The post was not supposed to be an idiosyncratic lecture on the dichotomy of a guy with " morals and ethics" , having the time of his life roaming around , while companies line up for placements in the weeks to come. But now, that I've mentioned it , I think I'll elaborate it , keeping in mind the tolerance of my supposedly invisible though palpable audience.

Morals and ethics , as an epithet , it sounds like " music and lyrics" , doesn't it ? One goes hand in hand with the other. Standing like a hedonist , on the top most floor of my life, that gives me a bird's eye view of the whole situation, I think " morals and ethics" for me , have been inevitable reduced to a swanky composition of words. It's the one excuse you can always give, to not have been able to do something , that may have been considered immoral. The fact that , you were unable to do it , stays hidden in your subconscious.

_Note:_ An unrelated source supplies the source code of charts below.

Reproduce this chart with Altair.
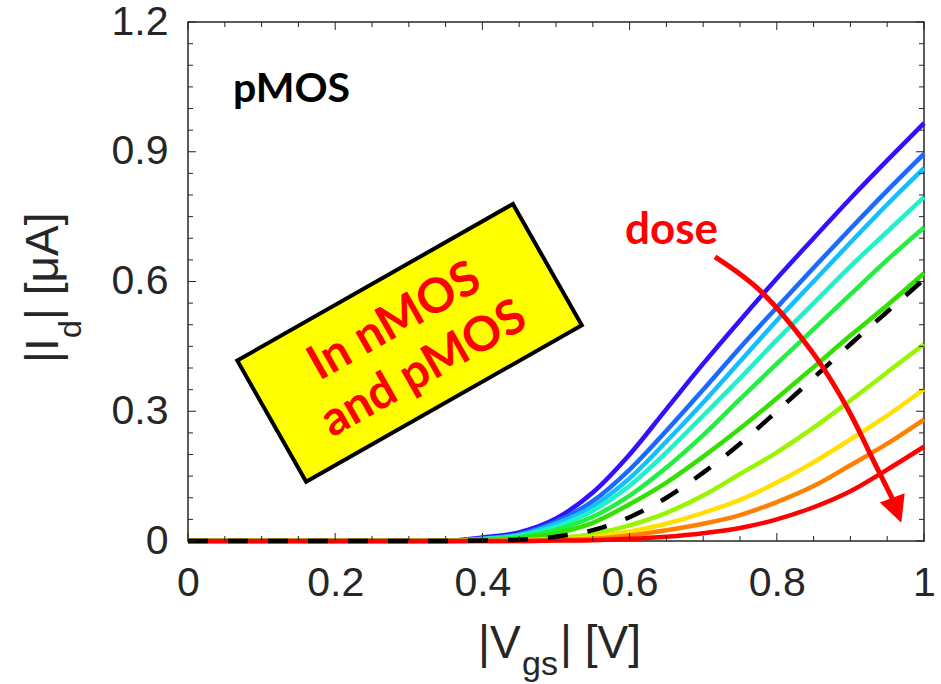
import altair as alt
import pandas as pd

# ---------------- data ----------------
vgs = [0.00, 0.05, 0.10, 0.15, 0.20, 0.25, 0.30, 0.35, 0.40, 0.45, 0.50,
       0.55, 0.60, 0.65, 0.70, 0.75, 0.80, 0.85, 0.90, 0.95, 1.00]

c1 = [0, 0, 0, 0, 0, 0, 0, 0, 0.008, 0.020, 0.052, 0.112, 0.200, 0.305, 0.410, 0.510, 0.607, 0.700, 0.792, 0.880, 0.966]
c2 = [0, 0, 0, 0, 0, 0, 0, 0, 0.006, 0.016, 0.045, 0.092, 0.165, 0.255, 0.350, 0.447, 0.540, 0.632, 0.722, 0.810, 0.895]
c3 = [0, 0, 0, 0, 0, 0, 0, 0, 0.005, 0.014, 0.040, 0.080, 0.145, 0.230, 0.320, 0.415, 0.510, 0.600, 0.690, 0.778, 0.862]
c4 = [0, 0, 0, 0, 0, 0, 0, 0, 0.004, 0.012, 0.033, 0.070, 0.128, 0.205, 0.290, 0.376, 0.465, 0.550, 0.635, 0.715, 0.795]
c5 = [0, 0, 0, 0, 0, 0, 0, 0, 0.003, 0.009, 0.026, 0.056, 0.105, 0.170, 0.245, 0.328, 0.410, 0.490, 0.570, 0.650, 0.725]
c6 = [0, 0, 0, 0, 0, 0, 0, 0, 0.002, 0.006, 0.018, 0.042, 0.085, 0.135, 0.195, 0.260, 0.330, 0.402, 0.475, 0.545, 0.619]
c7 = [0, 0, 0, 0, 0, 0, 0, 0, 0.000, 0.002, 0.006, 0.016, 0.036, 0.065, 0.105, 0.155, 0.205, 0.262, 0.325, 0.390, 0.455]
c8 = [0, 0, 0, 0, 0, 0, 0, 0, 0.000, 0.001, 0.003, 0.009, 0.022, 0.040, 0.065, 0.095, 0.135, 0.182, 0.235, 0.290, 0.351]
c9 = [0, 0, 0, 0, 0, 0, 0, 0, 0.000, 0.000, 0.002, 0.005, 0.013, 0.025, 0.040, 0.060, 0.090, 0.127, 0.175, 0.225, 0.281]
c10 = [0, 0, 0, 0, 0, 0, 0, 0, 0.000, 0.000, 0.001, 0.002, 0.005, 0.010, 0.018, 0.030, 0.050, 0.078, 0.115, 0.165, 0.218]
ref_dashed = [0, 0, 0, 0, 0, 0, 0, 0, 0.001, 0.003, 0.010, 0.025, 0.055, 0.100, 0.158, 0.225, 0.300, 0.377, 0.455, 0.530, 0.605]

series_names = ["s01", "s02", "s03", "s04", "s05", "s06", "s07", "s08", "s09", "s10"]
series_vals = [c1, c2, c3, c4, c5, c6, c7, c8, c9, c10]
series_colors = ["#3010ff", "#1a6aff", "#14bfff", "#1ef2c8", "#22ee44",
                 "#33e000", "#99f500", "#ffe000", "#ff8000", "#ff0000"]

x_major = [0, 0.2, 0.4, 0.6, 0.8, 1.0]
x_minor = [0.05, 0.1, 0.15, 0.25, 0.3, 0.35, 0.45, 0.5, 0.55, 0.65, 0.7, 0.75, 0.85, 0.9, 0.95]
y_major = [0, 0.3, 0.6, 0.9, 1.2]
y_minor = [0.05, 0.1, 0.15, 0.2, 0.25, 0.35, 0.4, 0.45, 0.5, 0.55, 0.65, 0.7, 0.75,
           0.8, 0.85, 0.95, 1.0, 1.05, 1.1, 1.15]

# annotation (data coordinates)
arrow_x = [0.716, 0.781, 0.849, 0.895, 0.931, 0.957]
arrow_y = [0.657, 0.573, 0.435, 0.310, 0.187, 0.098]
head_x, head_y = [0.963], [0.071]
box_x, box_y = [0.301], [0.458]
box_lines = ["In nMOS", "and pMOS"]
box_lx = [0.2904, 0.330]
box_ly = [0.478, 0.368]

W, H = 736, 519
GRAY = "#262626"

rows = []
for name, vals in zip(series_names, series_vals):
    for xv, yv in zip(vgs, vals):
        rows.append({"vgs": xv, "id": yv, "series": name})
curves_df = pd.DataFrame(rows)
dash_df = pd.DataFrame({"vgs": vgs, "id": ref_dashed})

xs = alt.Scale(domain=[0, 1], nice=False, zero=False)
ys = alt.Scale(domain=[0, 1.2], nice=False, zero=False)

X = lambda f: alt.X(f, scale=xs, title=None)
Y = lambda f: alt.Y(f, scale=ys, title=None)

curves = alt.Chart(curves_df).mark_line(strokeWidth=4.5, interpolate="monotone").encode(
    x=alt.X("vgs:Q", scale=xs, title=None,
            axis=alt.Axis(values=x_major, format="~g", ticks=False, tickSize=0,
                          domain=False, grid=False, labelFontSize=41,
                          labelFont="Liberation Sans", labelColor=GRAY,
                          labelPadding=22, labelFlush=False, labelOverlap=False)),
    y=alt.Y("id:Q", scale=ys, title=None,
            axis=alt.Axis(values=y_major, format="~g", ticks=False, tickSize=0,
                          domain=False, grid=False, labelFontSize=41,
                          labelFont="Liberation Sans", labelColor=GRAY,
                          labelPadding=20, labelFlush=False, labelOverlap=False)),
    color=alt.Color("series:N", scale=alt.Scale(domain=series_names, range=series_colors), legend=None),
    detail="series:N",
)

dashed = alt.Chart(dash_df).mark_line(strokeWidth=4.5, color="black", strokeDash=[20, 20],
                                      interpolate="monotone").encode(
    x=X("vgs:Q"), y=Y("id:Q"))

# ticks (inward, all four sides)
def vticks(vals, L):
    d = pd.DataFrame({"v": vals})
    b = alt.Chart(d).mark_rule(color=GRAY, strokeWidth=1).encode(
        x=X("v:Q"), y=alt.value(H), y2=alt.value(H - L))
    t = alt.Chart(d).mark_rule(color=GRAY, strokeWidth=1).encode(
        x=X("v:Q"), y=alt.value(0), y2=alt.value(L))
    return [b, t]

def hticks(vals, L):
    d = pd.DataFrame({"v": vals})
    l = alt.Chart(d).mark_rule(color=GRAY, strokeWidth=1).encode(
        y=Y("v:Q"), x=alt.value(0), x2=alt.value(L))
    r = alt.Chart(d).mark_rule(color=GRAY, strokeWidth=1).encode(
        y=Y("v:Q"), x=alt.value(W), x2=alt.value(W - L))
    return [l, r]

ticks = vticks(x_major, 8) + vticks(x_minor, 5) + hticks(y_major, 8) + hticks(y_minor, 5)

# yellow rotated box
box = alt.Chart(pd.DataFrame({"x": box_x, "y": box_y})).mark_point(
    shape="M-1,-0.44L1,-0.44L1,0.44L-1,0.44Z", size=317 * 317, angle=330.4,
    filled=True, fill="#ffff00", stroke="black", strokeWidth=4, opacity=1, fillOpacity=1
).encode(x=X("x:Q"), y=Y("y:Q"))

box_text = alt.Chart(pd.DataFrame({"x": box_lx, "y": box_ly, "t": box_lines})).mark_text(
    font="Lato", fontWeight="bold", fontSize=48, color="#ff0000", angle=330.5,
    align="center", baseline="alphabetic"
).encode(x=X("x:Q"), y=Y("y:Q"), text="t:N")

# arrow
arrow = alt.Chart(pd.DataFrame({"x": arrow_x, "y": arrow_y, "o": list(range(len(arrow_x)))})).mark_line(
    color="#ff0000", strokeWidth=5, interpolate="cardinal"
).encode(x=X("x:Q"), y=Y("y:Q"), order="o:Q")

head = alt.Chart(pd.DataFrame({"x": head_x, "y": head_y})).mark_point(
    shape="M-1,-1L1,-1L0,1Z", size=700, angle=340, filled=True, fill="#ff0000",
    opacity=1, strokeWidth=0
).encode(x=X("x:Q"), y=Y("y:Q"))

pmos = alt.Chart(pd.DataFrame({"x": [0.0612], "y": [1.015], "t": ["pMOS"]})).mark_text(
    font="Lato", fontWeight="bold", fontSize=41, color="black", align="left", baseline="alphabetic"
).encode(x=X("x:Q"), y=Y("y:Q"), text="t:N")

dose = alt.Chart(pd.DataFrame({"x": [0.657], "y": [0.687], "t": ["dose"]})).mark_text(
    font="Lato", fontWeight="bold", fontSize=44, color="#ff0000", align="center", baseline="alphabetic"
).encode(x=X("x:Q"), y=Y("y:Q"), text="t:N")

# axis titles with subscripts (pixel positions relative to plot area)
def tpiece(text, px, py, size, angle=0):
    kw = dict(font="Liberation Sans", fontSize=size, color=GRAY, align="left", baseline="alphabetic")
    if angle:
        kw["angle"] = angle
    return alt.Chart(pd.DataFrame({"t": [text]})).mark_text(**kw).encode(
        x=alt.value(px), y=alt.value(py), text="t:N")

titles = [
    tpiece("|V", 290, 636, 46),
    tpiece("gs", 334, 653, 34),
    tpiece("| [V]", 372, 636, 46),
    tpiece("|I", -130, 341, 46, 270),
    tpiece("d", -107, 316, 32, 270),
    tpiece("| [\u03bcA]", -130, 298, 46, 270),
]

chart = alt.layer(box, box_text, curves, dashed, arrow, head, pmos, dose, *ticks, *titles).properties(
    width=W, height=H,
    padding={"left": 188, "top": 22, "right": 17, "bottom": 143},
    autosize=alt.AutoSizeParams(type="none"),
    background="white",
).configure_view(stroke=GRAY, strokeWidth=1.5)

chart.save("out.html", embed_options={"renderer": "svg", "actions": False})
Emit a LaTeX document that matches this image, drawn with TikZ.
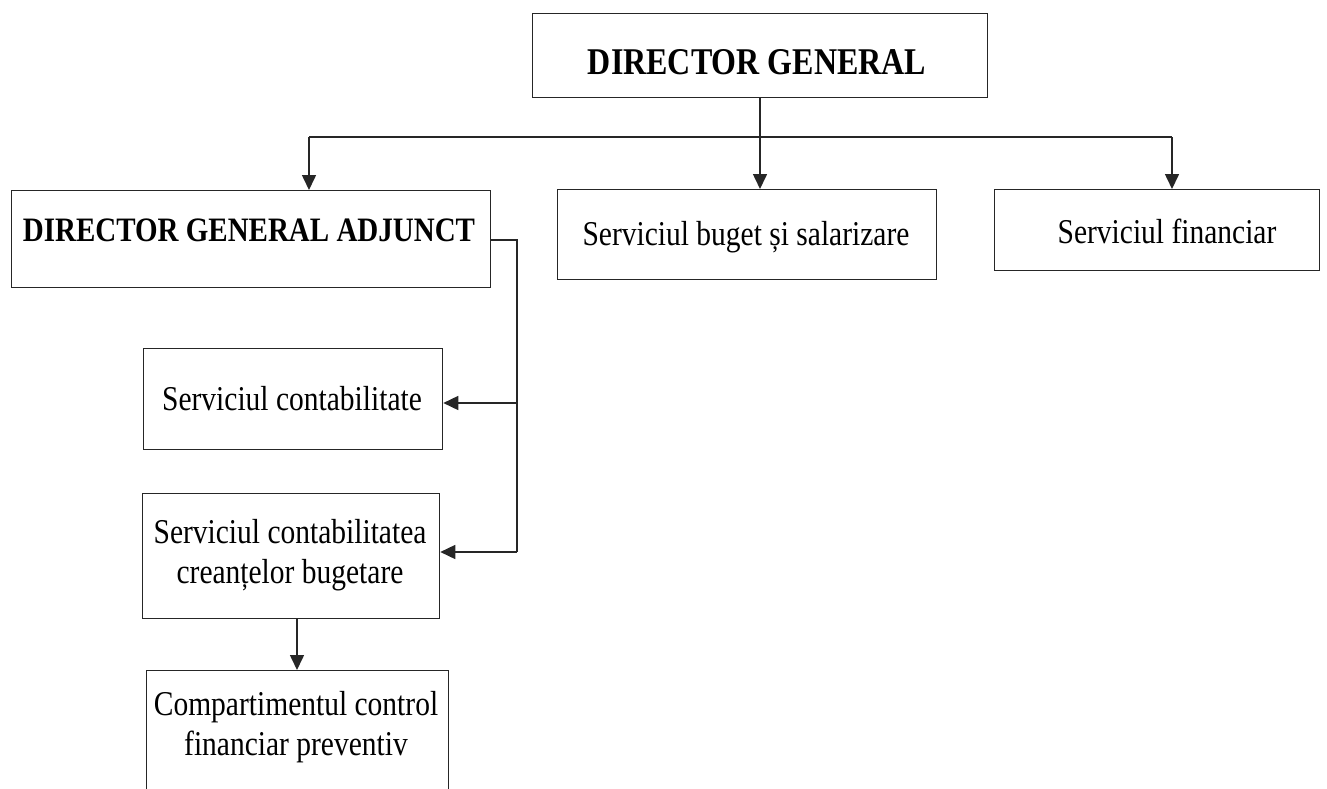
\documentclass[tikz,border=0pt]{standalone}
\usepackage{fontspec}
\setmainfont{Liberation Serif}
\usetikzlibrary{arrows.meta}
\newcommand\vstr[1]{\scalebox{1}[1.18]{#1}}
\tikzset{
  box/.style={draw=black!85, line width=1.3pt, inner sep=0pt, anchor=north west},
  conn/.style={draw=black!85, line width=1.6pt},
  arr/.style={conn, -{Triangle[length=15pt,width=14pt]}},
  bigt/.style={font=\fontsize{32}{36}\selectfont\bfseries, anchor=base, inner sep=0pt},
  midt/.style={font=\fontsize{29}{34}\selectfont\bfseries, anchor=base, inner sep=0pt},
  txt/.style={font=\fontsize{29.5}{40}\selectfont, anchor=base, inner sep=0pt, align=center},
}
\begin{document}
\begin{tikzpicture}[x=1pt,y=-1pt]
\useasboundingbox (0,0) rectangle (1327,789);
% boxes
\node[box, minimum width=455pt, minimum height=84pt] (dg) at (532,13) {};
\node[box, minimum width=479pt, minimum height=97pt] (dga) at (11,190) {};
\node[box, minimum width=379pt, minimum height=90pt] (bug) at (557,189) {};
\node[box, minimum width=325pt, minimum height=81pt] (fin) at (994,189) {};
\node[box, minimum width=299pt, minimum height=101pt] (con) at (143,348) {};
\node[box, minimum width=297pt, minimum height=125pt] (cre) at (142,493) {};
\node[box, minimum width=302pt, minimum height=130pt] (cmp) at (146,670) {};
% texts
\node[bigt] (dgt) at (757,75) {\vstr{DIRECTOR GENERAL}};
\node[midt] (dgat) at (249,241) {\vstr{DIRECTOR GENERAL ADJUNCT}};
\node[txt] (bugt) at (746,245) {\vstr{Serviciul buget și salarizare}};
\node[txt] (fint) at (1167,243) {\vstr{Serviciul financiar}};
\node[txt] (cont) at (292,410) {\vstr{Serviciul contabilitate}};
\node[txt] (cret) at (290,583) {\vstr{Serviciul contabilitatea}\\\vstr{creanțelor bugetare}};
\node[txt] (cmpt) at (296,755) {\vstr{Compartimentul control}\\\vstr{financiar preventiv}};
% connectors
\coordinate (busL) at (309,137);
\coordinate (busR) at (1172,137);
\draw[conn] (busL) -- (busR);
\draw[arr] (dg.south -| 760,0) -- (bug.north -| 760,0);
\draw[arr] (busL) -- (busL |- dga.north);
\draw[arr] (busR) -- (busR |- fin.north);
\coordinate (vtop) at (517,240);
\coordinate (vbot) at (517,552);
\draw[conn] (dga.east |- vtop) -- (vtop) -- (vbot);
\draw[arr] (vtop |- 0,403) -- (con.east |- 0,403);
\draw[arr] (vbot) -- (vbot -| cre.east);
\draw[arr] (cre.south -| 297,0) -- (cmp.north -| 297,0);
\end{tikzpicture}
\end{document}
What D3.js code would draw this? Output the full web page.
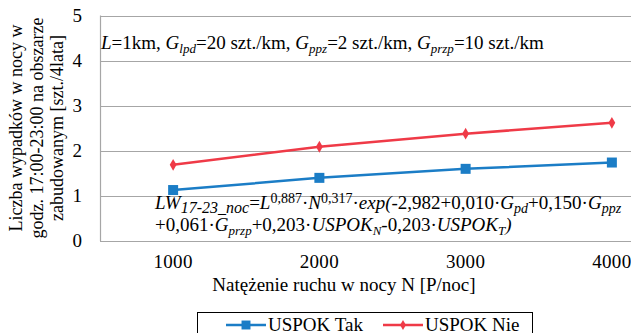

As is commonplace, I am unaware of why I am writing all this, may be I'll try to justify the booze I've had , by claiming to have sprinkled some of my inebriation in the post that I am writing. I'm totally aware , that it will be a transparent case of anachronism , when my cliche audience ( You!) gets to read this, and it might be that this post may look impeccably irrelevant then, but believe me, these are words, words from the bottom of the heart, from the bottom of the heart of a middle class guy, from the bottom of the heart of a middle class guy who's a wee bit too drunk , from the bottom of the heart of a middle class guy who's a wee bit too drunk and who feels a little, if not more, helpless. I guess , it's all in this moment.